» Problem
Return all lines below containing the word "this".

» Recorded data
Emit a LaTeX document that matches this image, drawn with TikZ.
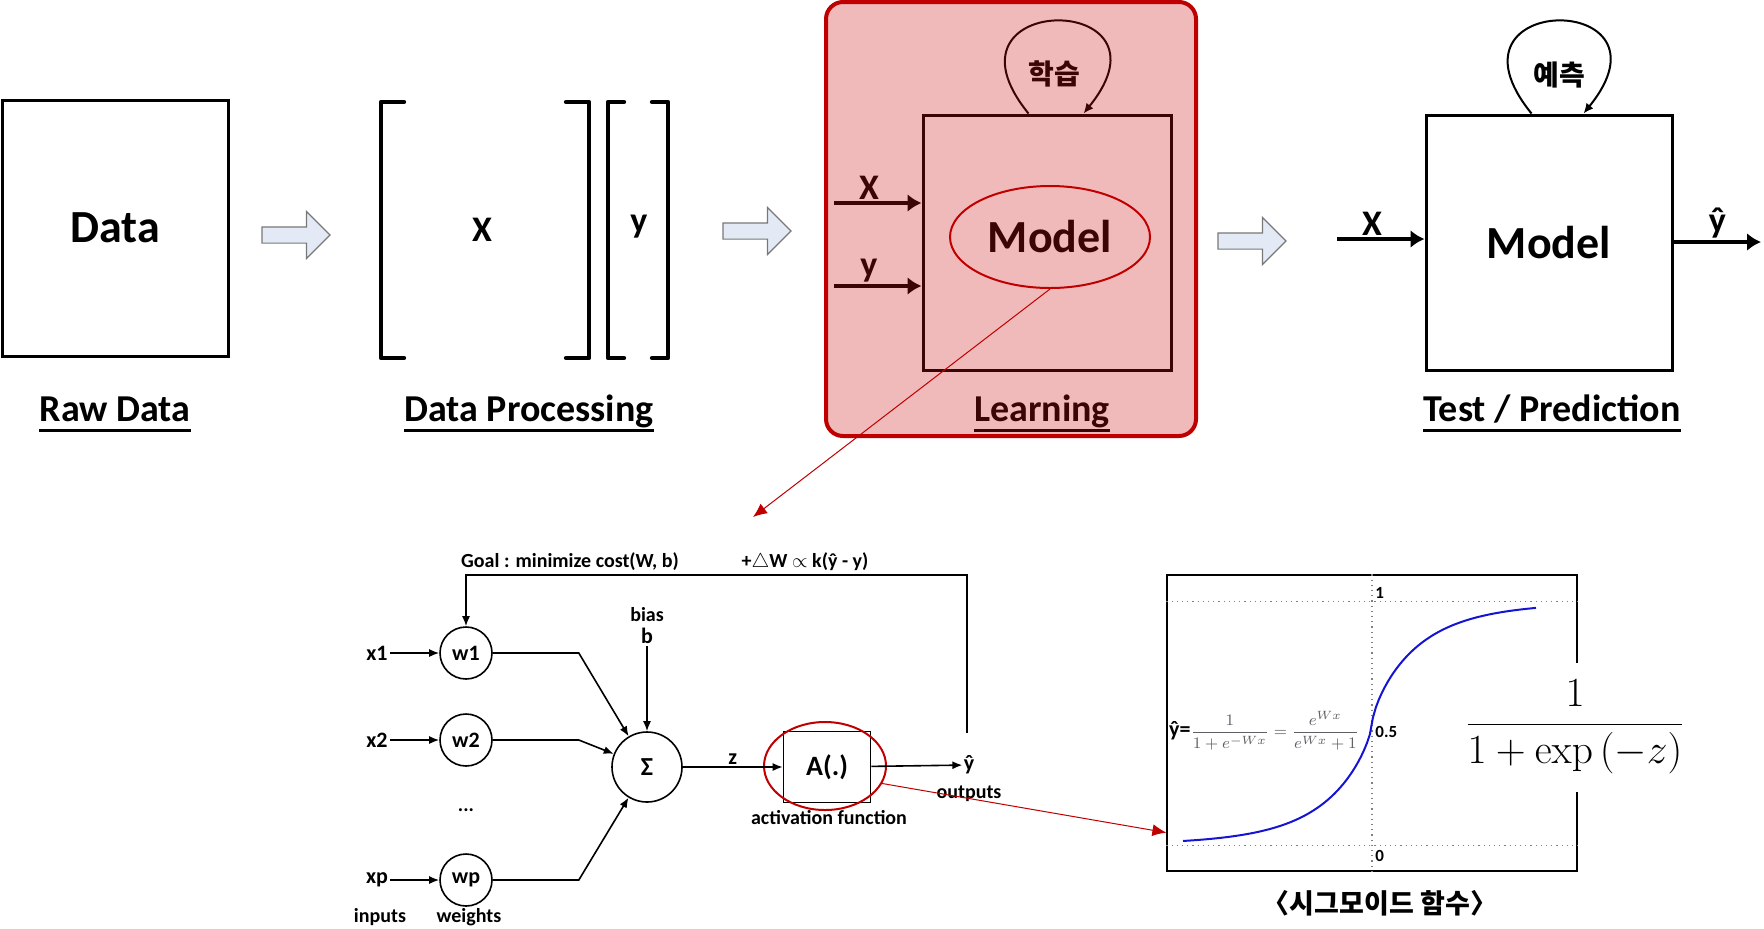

==

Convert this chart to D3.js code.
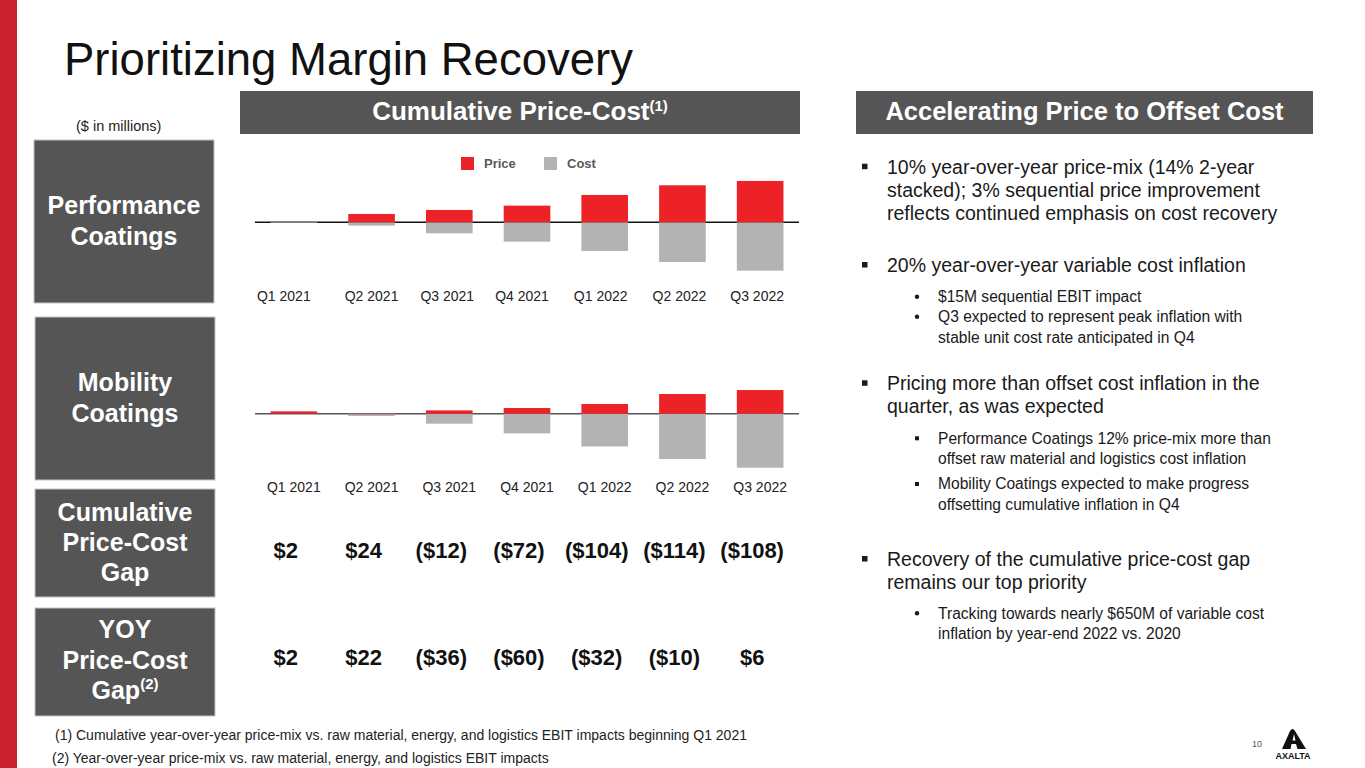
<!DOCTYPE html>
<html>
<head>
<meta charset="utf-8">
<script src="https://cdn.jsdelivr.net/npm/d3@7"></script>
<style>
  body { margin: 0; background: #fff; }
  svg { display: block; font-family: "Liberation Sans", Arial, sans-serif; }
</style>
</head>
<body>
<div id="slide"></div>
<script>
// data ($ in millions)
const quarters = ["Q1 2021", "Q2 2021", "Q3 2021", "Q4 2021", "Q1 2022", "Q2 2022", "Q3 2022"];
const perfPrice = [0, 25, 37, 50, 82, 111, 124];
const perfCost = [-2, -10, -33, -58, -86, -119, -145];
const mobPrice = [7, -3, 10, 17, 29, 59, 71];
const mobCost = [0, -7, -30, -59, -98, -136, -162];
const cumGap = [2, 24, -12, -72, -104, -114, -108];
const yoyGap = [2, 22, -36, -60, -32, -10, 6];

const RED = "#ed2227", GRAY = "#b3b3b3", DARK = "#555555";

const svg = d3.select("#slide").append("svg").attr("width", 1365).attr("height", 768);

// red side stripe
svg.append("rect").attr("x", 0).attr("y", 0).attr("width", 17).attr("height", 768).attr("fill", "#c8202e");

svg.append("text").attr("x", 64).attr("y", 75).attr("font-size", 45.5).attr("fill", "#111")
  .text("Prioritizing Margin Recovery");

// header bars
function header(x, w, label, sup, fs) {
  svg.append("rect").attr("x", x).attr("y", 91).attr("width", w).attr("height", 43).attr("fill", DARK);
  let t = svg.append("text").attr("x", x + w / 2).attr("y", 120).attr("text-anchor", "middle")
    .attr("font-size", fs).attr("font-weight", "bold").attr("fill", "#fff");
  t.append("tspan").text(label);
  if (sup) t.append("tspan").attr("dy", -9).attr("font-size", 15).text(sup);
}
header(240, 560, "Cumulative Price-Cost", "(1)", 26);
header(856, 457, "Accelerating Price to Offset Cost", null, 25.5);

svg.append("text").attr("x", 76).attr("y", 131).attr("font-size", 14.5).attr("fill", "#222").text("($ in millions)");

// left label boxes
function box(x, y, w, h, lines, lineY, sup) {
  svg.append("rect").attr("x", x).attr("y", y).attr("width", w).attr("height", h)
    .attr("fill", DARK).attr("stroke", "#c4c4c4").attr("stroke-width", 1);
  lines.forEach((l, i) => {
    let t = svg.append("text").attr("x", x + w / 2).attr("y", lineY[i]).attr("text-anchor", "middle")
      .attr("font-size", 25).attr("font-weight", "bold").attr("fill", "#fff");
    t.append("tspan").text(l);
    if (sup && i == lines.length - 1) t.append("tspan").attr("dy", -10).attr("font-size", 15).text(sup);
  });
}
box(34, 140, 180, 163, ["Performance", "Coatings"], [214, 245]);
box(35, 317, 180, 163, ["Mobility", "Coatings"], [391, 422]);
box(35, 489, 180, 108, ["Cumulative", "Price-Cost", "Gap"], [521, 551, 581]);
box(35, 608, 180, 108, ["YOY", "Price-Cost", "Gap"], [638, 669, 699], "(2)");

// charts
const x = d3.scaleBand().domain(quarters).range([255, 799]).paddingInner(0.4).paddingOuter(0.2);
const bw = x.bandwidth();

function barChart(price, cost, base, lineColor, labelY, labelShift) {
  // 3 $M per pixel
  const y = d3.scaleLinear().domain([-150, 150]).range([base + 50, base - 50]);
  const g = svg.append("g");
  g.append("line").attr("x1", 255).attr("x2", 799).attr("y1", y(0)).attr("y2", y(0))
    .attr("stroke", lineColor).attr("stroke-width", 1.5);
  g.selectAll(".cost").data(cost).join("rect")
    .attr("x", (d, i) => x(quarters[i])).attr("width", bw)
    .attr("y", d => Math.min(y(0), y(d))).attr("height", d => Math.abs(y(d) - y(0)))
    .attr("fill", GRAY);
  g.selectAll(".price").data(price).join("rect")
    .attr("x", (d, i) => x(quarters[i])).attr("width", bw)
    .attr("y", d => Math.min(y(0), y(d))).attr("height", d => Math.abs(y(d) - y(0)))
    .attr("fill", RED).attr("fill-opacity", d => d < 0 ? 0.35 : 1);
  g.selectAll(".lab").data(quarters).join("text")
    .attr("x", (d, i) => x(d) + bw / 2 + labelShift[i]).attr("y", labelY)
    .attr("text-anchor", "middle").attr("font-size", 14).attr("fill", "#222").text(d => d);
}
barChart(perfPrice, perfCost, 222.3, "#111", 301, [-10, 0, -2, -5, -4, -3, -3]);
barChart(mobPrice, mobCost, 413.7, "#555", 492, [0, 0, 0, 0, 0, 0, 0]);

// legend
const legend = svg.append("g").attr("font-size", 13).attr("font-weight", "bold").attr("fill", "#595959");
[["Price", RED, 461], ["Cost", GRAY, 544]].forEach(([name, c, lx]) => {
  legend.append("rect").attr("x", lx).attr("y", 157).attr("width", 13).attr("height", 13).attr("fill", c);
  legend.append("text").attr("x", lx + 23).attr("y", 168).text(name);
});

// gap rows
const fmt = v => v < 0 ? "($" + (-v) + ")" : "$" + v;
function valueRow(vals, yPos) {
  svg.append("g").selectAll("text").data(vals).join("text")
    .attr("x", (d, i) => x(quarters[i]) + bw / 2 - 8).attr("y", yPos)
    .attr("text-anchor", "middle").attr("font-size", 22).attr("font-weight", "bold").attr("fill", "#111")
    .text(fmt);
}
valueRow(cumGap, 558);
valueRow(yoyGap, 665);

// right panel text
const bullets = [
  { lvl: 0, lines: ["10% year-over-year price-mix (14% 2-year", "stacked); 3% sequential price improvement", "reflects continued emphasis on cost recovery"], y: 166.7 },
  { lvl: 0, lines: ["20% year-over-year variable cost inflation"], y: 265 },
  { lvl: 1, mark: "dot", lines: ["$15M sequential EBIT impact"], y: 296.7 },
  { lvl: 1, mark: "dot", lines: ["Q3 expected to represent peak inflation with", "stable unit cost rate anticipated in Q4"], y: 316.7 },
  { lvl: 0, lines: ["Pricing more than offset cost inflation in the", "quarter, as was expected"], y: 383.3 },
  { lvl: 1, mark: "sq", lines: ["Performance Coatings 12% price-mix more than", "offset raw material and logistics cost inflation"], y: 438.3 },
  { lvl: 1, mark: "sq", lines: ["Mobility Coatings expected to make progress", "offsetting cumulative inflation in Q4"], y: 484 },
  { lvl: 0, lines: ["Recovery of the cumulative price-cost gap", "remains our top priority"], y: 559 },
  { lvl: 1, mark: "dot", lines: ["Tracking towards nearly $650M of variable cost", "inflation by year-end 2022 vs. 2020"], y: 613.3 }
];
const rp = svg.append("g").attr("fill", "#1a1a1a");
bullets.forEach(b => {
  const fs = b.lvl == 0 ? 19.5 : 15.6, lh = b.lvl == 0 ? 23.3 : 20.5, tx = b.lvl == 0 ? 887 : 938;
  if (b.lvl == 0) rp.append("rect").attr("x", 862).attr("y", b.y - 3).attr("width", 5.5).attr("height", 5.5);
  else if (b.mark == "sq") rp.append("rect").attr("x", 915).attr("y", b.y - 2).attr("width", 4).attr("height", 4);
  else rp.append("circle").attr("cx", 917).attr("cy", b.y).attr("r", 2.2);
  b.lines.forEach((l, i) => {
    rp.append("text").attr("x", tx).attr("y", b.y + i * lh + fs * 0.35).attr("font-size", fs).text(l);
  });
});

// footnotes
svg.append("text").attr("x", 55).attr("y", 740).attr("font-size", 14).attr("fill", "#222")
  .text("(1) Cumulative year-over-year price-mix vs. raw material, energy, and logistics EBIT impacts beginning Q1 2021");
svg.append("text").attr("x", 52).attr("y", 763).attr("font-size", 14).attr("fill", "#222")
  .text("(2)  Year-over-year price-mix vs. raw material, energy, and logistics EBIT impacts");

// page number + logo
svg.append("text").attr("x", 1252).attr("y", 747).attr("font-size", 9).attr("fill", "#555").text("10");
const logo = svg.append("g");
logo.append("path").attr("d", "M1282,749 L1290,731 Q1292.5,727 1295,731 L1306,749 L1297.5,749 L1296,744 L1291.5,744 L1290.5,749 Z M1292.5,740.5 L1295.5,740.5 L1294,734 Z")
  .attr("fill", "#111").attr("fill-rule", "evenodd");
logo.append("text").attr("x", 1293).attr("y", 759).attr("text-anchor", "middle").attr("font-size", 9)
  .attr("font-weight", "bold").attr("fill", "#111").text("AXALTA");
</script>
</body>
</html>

» The solution
Emit a LaTeX document that matches this image, drawn with TikZ.
Convert this chart to D3.js code.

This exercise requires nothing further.